» What to produce: Take every line from the first down to the line with "x = np.arange(len(meses))" and set it down exactly, without the pictures.
--- START Input data ---
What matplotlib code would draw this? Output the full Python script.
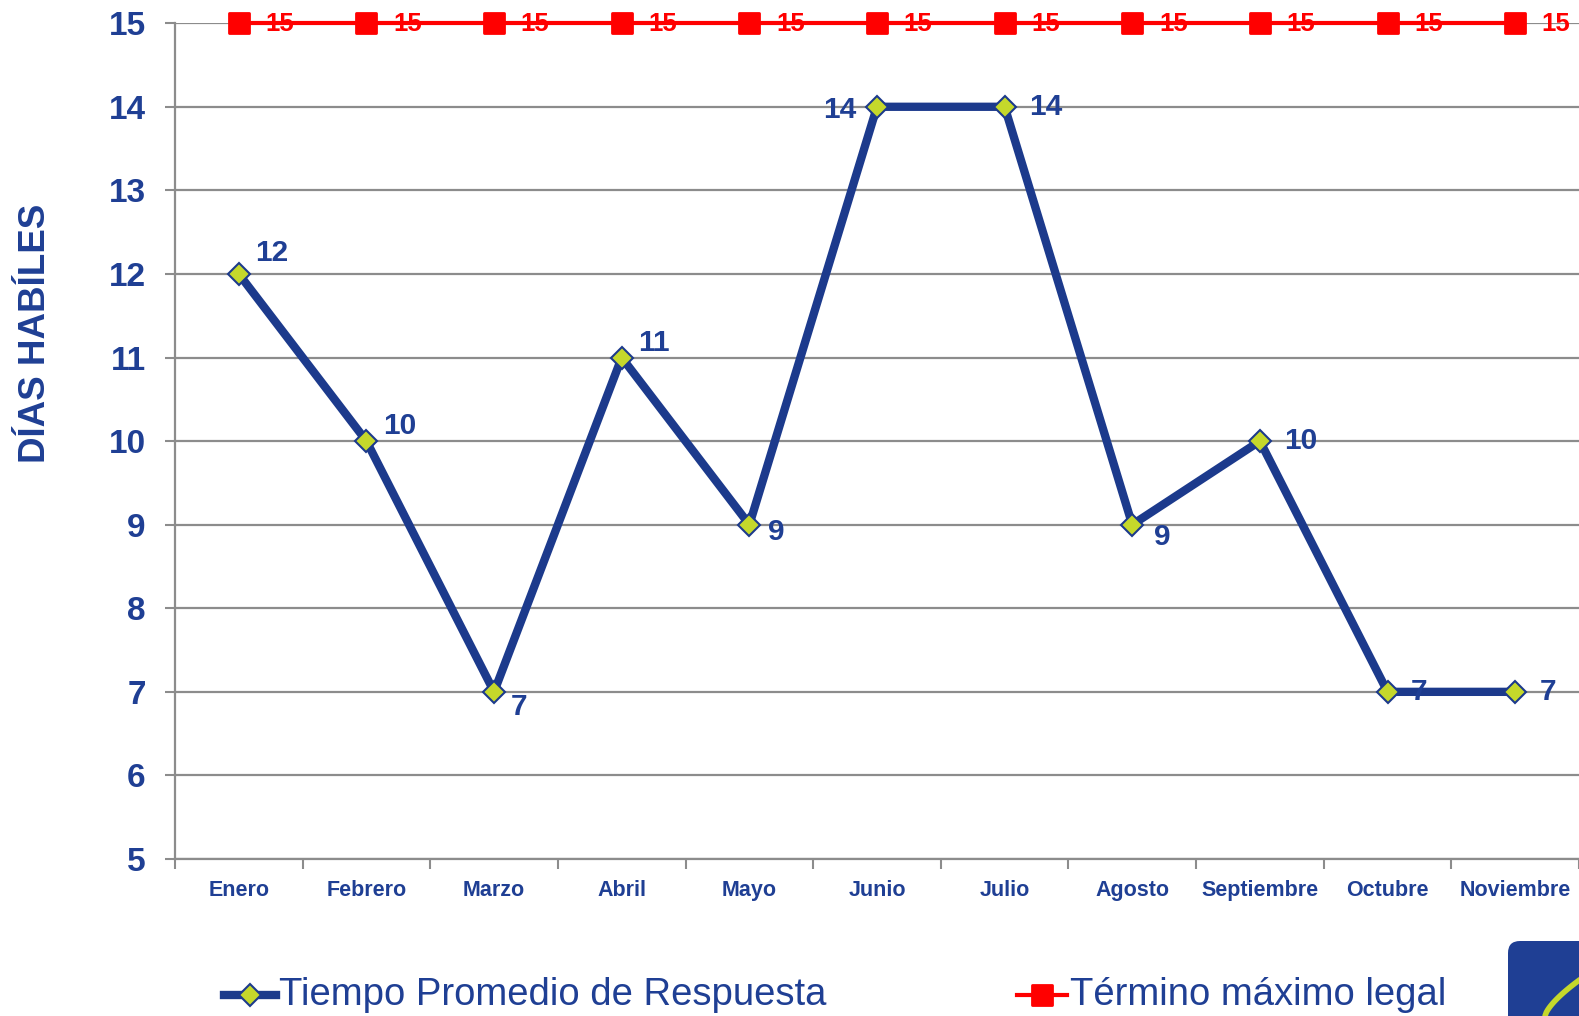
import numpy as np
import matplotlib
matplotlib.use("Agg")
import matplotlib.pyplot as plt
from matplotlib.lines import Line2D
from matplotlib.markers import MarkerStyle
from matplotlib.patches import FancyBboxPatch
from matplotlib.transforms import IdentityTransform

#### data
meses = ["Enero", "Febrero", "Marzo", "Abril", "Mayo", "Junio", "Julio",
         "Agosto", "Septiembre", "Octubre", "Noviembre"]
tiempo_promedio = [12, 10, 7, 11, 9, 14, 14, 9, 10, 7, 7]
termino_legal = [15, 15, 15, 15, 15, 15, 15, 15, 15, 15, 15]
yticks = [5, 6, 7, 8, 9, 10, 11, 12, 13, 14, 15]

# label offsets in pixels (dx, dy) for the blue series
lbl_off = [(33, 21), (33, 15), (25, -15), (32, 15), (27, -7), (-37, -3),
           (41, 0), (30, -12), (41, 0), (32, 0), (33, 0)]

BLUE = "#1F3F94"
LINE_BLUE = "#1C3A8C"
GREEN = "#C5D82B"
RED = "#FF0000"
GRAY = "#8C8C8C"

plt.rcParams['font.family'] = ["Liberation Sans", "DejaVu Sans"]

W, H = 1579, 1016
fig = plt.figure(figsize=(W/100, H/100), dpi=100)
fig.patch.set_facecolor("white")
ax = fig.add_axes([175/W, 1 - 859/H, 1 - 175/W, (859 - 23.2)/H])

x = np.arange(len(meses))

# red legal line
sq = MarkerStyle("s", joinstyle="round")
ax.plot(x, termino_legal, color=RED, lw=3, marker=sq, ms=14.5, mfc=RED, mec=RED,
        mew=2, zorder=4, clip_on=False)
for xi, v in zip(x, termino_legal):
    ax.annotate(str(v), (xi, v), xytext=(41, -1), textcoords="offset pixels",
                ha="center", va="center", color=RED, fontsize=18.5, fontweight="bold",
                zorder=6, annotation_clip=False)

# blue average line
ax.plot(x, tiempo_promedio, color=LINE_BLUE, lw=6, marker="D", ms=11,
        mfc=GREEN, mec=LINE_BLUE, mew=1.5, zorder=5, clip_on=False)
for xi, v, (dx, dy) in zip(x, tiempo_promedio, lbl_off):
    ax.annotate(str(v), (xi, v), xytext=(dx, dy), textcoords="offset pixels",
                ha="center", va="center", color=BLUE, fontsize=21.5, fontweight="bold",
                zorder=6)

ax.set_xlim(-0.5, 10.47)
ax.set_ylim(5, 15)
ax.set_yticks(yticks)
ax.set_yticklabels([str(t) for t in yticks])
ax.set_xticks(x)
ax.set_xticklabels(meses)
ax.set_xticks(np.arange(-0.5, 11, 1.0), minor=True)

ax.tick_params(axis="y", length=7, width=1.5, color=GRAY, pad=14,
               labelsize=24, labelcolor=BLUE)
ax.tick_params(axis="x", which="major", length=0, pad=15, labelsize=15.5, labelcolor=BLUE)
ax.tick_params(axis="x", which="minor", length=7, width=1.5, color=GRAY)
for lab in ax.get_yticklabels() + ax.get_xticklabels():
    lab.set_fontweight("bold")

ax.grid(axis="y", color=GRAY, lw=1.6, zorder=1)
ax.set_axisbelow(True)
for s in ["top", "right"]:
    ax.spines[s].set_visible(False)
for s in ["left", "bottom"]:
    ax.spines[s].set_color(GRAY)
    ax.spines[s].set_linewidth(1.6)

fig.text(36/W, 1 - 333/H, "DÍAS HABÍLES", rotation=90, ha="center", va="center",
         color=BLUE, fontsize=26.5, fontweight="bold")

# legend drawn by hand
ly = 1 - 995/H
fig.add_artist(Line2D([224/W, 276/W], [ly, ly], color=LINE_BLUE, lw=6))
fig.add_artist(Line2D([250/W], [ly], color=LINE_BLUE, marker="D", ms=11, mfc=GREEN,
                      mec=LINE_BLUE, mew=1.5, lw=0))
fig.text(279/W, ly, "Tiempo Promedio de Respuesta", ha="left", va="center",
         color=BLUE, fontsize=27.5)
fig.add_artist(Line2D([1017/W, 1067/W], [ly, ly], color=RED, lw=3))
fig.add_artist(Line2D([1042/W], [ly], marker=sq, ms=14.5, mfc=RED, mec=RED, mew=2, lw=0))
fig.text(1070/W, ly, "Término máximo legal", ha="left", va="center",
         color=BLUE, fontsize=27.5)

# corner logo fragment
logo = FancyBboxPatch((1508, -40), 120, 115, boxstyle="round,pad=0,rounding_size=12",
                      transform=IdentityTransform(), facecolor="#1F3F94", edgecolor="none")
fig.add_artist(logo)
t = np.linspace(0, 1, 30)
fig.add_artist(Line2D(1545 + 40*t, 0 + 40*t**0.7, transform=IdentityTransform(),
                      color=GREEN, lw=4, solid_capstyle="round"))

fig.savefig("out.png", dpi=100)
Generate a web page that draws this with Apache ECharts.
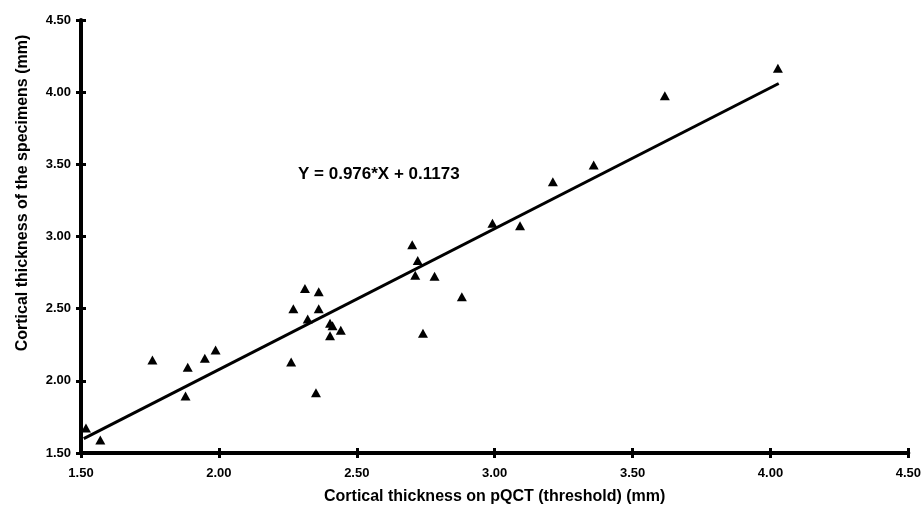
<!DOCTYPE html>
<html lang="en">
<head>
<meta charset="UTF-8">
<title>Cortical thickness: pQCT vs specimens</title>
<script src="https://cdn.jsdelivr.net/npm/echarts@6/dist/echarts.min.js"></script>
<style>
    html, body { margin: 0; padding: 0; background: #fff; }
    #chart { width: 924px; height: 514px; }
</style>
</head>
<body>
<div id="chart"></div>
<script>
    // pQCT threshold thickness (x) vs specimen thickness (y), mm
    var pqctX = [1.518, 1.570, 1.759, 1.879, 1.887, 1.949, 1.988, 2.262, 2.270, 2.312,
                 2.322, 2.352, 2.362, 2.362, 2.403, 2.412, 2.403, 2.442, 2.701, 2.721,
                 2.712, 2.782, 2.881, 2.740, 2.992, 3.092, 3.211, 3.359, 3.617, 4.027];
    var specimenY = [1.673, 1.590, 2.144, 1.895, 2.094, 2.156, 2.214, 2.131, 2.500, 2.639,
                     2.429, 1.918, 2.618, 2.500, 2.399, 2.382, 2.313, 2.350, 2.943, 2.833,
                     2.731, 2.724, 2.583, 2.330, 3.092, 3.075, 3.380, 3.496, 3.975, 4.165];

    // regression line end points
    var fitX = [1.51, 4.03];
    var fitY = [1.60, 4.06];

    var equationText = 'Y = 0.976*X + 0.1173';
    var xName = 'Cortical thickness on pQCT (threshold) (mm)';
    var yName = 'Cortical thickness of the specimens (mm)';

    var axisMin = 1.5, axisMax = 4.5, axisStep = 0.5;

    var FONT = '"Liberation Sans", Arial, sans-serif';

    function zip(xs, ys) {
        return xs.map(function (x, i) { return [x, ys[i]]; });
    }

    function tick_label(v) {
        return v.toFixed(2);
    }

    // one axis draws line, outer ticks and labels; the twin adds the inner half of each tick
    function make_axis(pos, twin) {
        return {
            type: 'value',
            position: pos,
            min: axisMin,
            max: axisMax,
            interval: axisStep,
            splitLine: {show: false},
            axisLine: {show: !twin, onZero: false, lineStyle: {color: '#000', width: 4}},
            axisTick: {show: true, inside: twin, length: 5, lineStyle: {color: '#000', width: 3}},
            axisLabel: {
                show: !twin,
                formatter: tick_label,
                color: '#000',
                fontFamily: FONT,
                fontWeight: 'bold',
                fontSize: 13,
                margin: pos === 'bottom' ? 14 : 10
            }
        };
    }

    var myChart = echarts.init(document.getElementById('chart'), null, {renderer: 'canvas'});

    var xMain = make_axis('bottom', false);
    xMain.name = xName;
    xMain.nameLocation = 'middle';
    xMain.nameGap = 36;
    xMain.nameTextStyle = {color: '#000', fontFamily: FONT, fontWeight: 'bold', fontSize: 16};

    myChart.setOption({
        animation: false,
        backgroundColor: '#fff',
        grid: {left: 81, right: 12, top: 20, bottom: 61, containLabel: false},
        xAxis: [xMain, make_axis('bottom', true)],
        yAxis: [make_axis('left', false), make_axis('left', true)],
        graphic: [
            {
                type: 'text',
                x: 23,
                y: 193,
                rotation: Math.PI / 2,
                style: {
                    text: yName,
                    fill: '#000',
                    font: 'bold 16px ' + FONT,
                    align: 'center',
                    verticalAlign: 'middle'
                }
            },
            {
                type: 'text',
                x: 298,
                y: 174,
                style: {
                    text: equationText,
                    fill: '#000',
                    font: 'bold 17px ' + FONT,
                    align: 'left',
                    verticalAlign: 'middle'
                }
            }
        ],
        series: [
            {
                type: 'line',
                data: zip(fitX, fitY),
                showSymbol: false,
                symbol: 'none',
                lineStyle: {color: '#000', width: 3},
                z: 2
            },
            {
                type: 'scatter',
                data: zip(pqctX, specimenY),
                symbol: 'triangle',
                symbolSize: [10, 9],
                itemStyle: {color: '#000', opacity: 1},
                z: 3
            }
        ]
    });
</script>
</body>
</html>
--- END Input data ---
» Reply to the exercise:
What matplotlib code would draw this? Output the full Python script.
import numpy as np
import matplotlib
matplotlib.use("Agg")
import matplotlib.pyplot as plt
from matplotlib.lines import Line2D
from matplotlib.markers import MarkerStyle
from matplotlib.patches import FancyBboxPatch
from matplotlib.transforms import IdentityTransform

#### data
meses = ["Enero", "Febrero", "Marzo", "Abril", "Mayo", "Junio", "Julio",
         "Agosto", "Septiembre", "Octubre", "Noviembre"]
tiempo_promedio = [12, 10, 7, 11, 9, 14, 14, 9, 10, 7, 7]
termino_legal = [15, 15, 15, 15, 15, 15, 15, 15, 15, 15, 15]
yticks = [5, 6, 7, 8, 9, 10, 11, 12, 13, 14, 15]

# label offsets in pixels (dx, dy) for the blue series
lbl_off = [(33, 21), (33, 15), (25, -15), (32, 15), (27, -7), (-37, -3),
           (41, 0), (30, -12), (41, 0), (32, 0), (33, 0)]

BLUE = "#1F3F94"
LINE_BLUE = "#1C3A8C"
GREEN = "#C5D82B"
RED = "#FF0000"
GRAY = "#8C8C8C"

plt.rcParams['font.family'] = ["Liberation Sans", "DejaVu Sans"]

W, H = 1579, 1016
fig = plt.figure(figsize=(W/100, H/100), dpi=100)
fig.patch.set_facecolor("white")
ax = fig.add_axes([175/W, 1 - 859/H, 1 - 175/W, (859 - 23.2)/H])

x = np.arange(len(meses))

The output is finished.